I risultati più evidenti sono la maggiore circolazione di denaro e basterebbe il lavoro degli artisti più giovani e meno conosciuti come Xu Qu con Currency wars per semplificarne gli aspetti, visto che i particolari iconici di banconote di tutto il mondo fluttuano nella loro rigorosa astrazione e sono metafore elementari del punto 0 del potere d’acquisto raggiunto dai collezionisti cinesi, ora che si aggiudicano capolavori dell’arte occidentale sul mercato con cifre da capogiro.
C’è anche il contrapporsi di due fastidiose e irrisolte questioni: quella tra la giovanissima arte in crescita esponenziale e la vecchia scuola di dissidenti e fuoriusciti. Una nuova promozione di artisti che evolvono nelle scuole d’arte occidentali e a contatto con agende che li fanno un po’ tutti assomigliare vuoi nell’uso dei nuovi media, vuoi nello scimmiottamento di problematiche tutte interne alle tautologie del post moderno. Persino il rigore di un’artista come Cao Fei, sembra stemperarsi in un lavoro, Stranger, che capovolge una solida reputazione costruita su lavori digitali e video come Live in RMB city di più ampio respiro.
La selezione di artisti internazionalmente identificabili come Ai Weiwei o Yang Fudong sebbene di generazioni e ambiti diversi non avrebbero sicuramente potuto equivalersi, se non in un progetto come quello sotteso alla mostra.
Ai Wei Wei il dissidente assoluto è anche alle prese, in città, con le leziose vetrine del Bon Marché costruite in leggerissimo bambù e carta di riso, ma qui per lo stesso gruppo (LVMH) è un solidissimo albero assemblato con i materiali di recupero che lo hanno reso famoso. Yang Fudong geniale regista della sino-estetica Prada vista nei video della collezione primavera estate di qualche anno fa, presenta due lavori ipnotici, veri e propri camei per tecnica e respiro che purtroppo sono risucchiati nella logica fior di loto dell’esposizione incentrata sulle apparenze folkloriche dell’Impero di mezzo.
Solo vent’anni orsono, la realtà della politica e le trasformazioni di quel continente non avrebbero generato la melliflua idea allineata in queste sale.

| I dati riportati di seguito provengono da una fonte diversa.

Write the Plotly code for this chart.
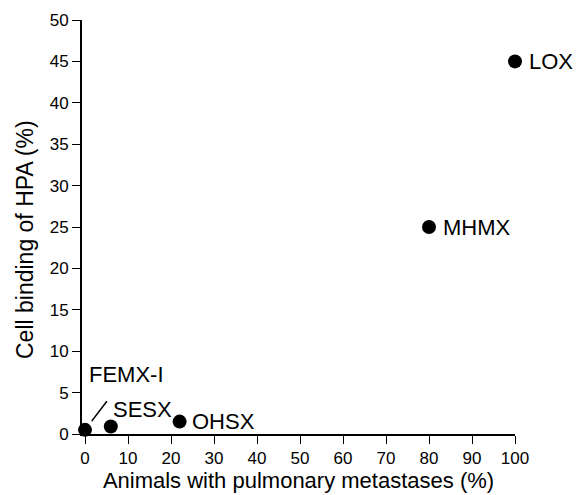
import plotly.graph_objects as go

names = ["FEMX-I", "SESX", "OHSX", "MHMX", "LOX"]
metastases = [0, 6, 22, 80, 100]
hpa_binding = [0.5, 0.9, 1.5, 25, 45]
x_ticks = [0, 10, 20, 30, 40, 50, 60, 70, 80, 90, 100]
y_ticks = [0, 5, 10, 15, 20, 25, 30, 35, 40, 45, 50]
x_title = "Animals with pulmonary metastases (%)"
y_title = "Cell binding of HPA (%)"

# label offsets in pixels (xshift, yshift)
label_offsets = {"FEMX-I": (2, 55), "SESX": (0, 17), "OHSX": (10, 0), "MHMX": (12, 0), "LOX": (12, 0)}

FONT = "Liberation Sans, Arial, sans-serif"

fig = go.Figure()
fig.add_trace(go.Scatter(
    x=metastases, y=hpa_binding, mode="markers",
    marker=dict(size=14, color="black"),
    cliponaxis=False, hoverinfo="text", text=names,
))

for n, xv, yv in zip(names, metastases, hpa_binding):
    dx, dy = label_offsets[n]
    fig.add_annotation(x=xv, y=yv, text=n, showarrow=False, xanchor="left",
                       yanchor="middle", xshift=dx, yshift=dy,
                       font=dict(size=22, color="black", family=FONT))

# connector line for FEMX-I label
fig.add_annotation(x=metastases[0], y=hpa_binding[0], text="", showarrow=True,
                   arrowhead=0, arrowwidth=1.6, arrowcolor="black",
                   ax=23, ay=-30, standoff=11, startstandoff=0)

# y-axis title as an annotation (sits slightly below the plot's middle)
fig.add_annotation(xref="paper", yref="paper", x=0, y=0.5, text=y_title,
                   showarrow=False, textangle=-90, xanchor="center", yanchor="middle",
                   xshift=-57, yshift=-13,
                   font=dict(size=23, color="black", family=FONT))

# page body has an 8px margin; size and margins compensate for it
fig.update_layout(
    width=574, height=487,
    margin=dict(l=74, r=67, t=12, b=61),
    paper_bgcolor="white", plot_bgcolor="white",
    showlegend=False,
    font=dict(family=FONT, color="black", size=17),
)
fig.update_xaxes(
    range=[-0.7, 100], tickvals=x_ticks, ticks="outside", ticklen=8,
    tickwidth=1.3, tickcolor="black", showline=True, linecolor="black",
    linewidth=2, showgrid=False, zeroline=False, automargin=False,
    tickfont=dict(size=17), title=dict(text=x_title, font=dict(size=22), standoff=4),
)
fig.update_yaxes(
    range=[0, 50], tickvals=y_ticks, ticks="outside", ticklen=8,
    tickwidth=1.3, tickcolor="black", showline=True, linecolor="black",
    linewidth=2, showgrid=False, zeroline=False, automargin=False,
    tickfont=dict(size=17),
)

fig.write_html("out.html")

Il caso più eclatante è Huang Yong Ping, che sarà il protagonista della prossima edizione di Monumenta al Grand Palais. Il suo scolabottiglie di Duchamp con le cinquanta braccia di Buddha è certo immediatamente intellegibile al grande pubblico ma fa rimpiangere le sue lavatrici con i bucati di giornali quotidiani o di manuali di storia dell’arte occidentale. Ora come si trattasse della riscrittura della grammatica per una grande cultura visiva millenaria non si può esattamente riassumere la ricerca piena di nuove energie appiattendola nella relazione faticosa con la terra natale.
Certo molti artisti della prima generazione hanno abbandonato il Paese. Huang Yong Ping è naturalizzato francese e il Bentu (parola cinese che significa madrepàtria) a cui la mostra fa riferimento, si muove in un universo di diversa circolazione di uomini e capitali.
Certo ci sono lavori che non apparendo centrali nella mostra sono imprescindibili come le splendide operazioni di Zhou Tao. Nei suoi due video, One Two Three Four, 2008 e Chick speaks to duck, pig speaks to dog, 2005 la realtà della Cina odierna è vivisezionata in un approccio antropologico che non lascia dubbi sul futuro di quell’area geografica.
Le unita di lavoro delle nuove società commerciali e dei nuovi colossi economici intenti nell’esercizio mattutino di parata ricordano non poco le “unità di lavoro” maoiste nelle quali la popolazione cinese era inquadrata fino ad anni recenti. E anche per i disperati tentativi di comunicazione nella notte di tre uomini in un parco cinese che se ne stanno appollaiati sugli alberi andrebbe probabilmente pensata una collocazione diversa. Vicino al totemico albero di Ai Weiwei avremmo ottenuto un insperato effetto di realtà.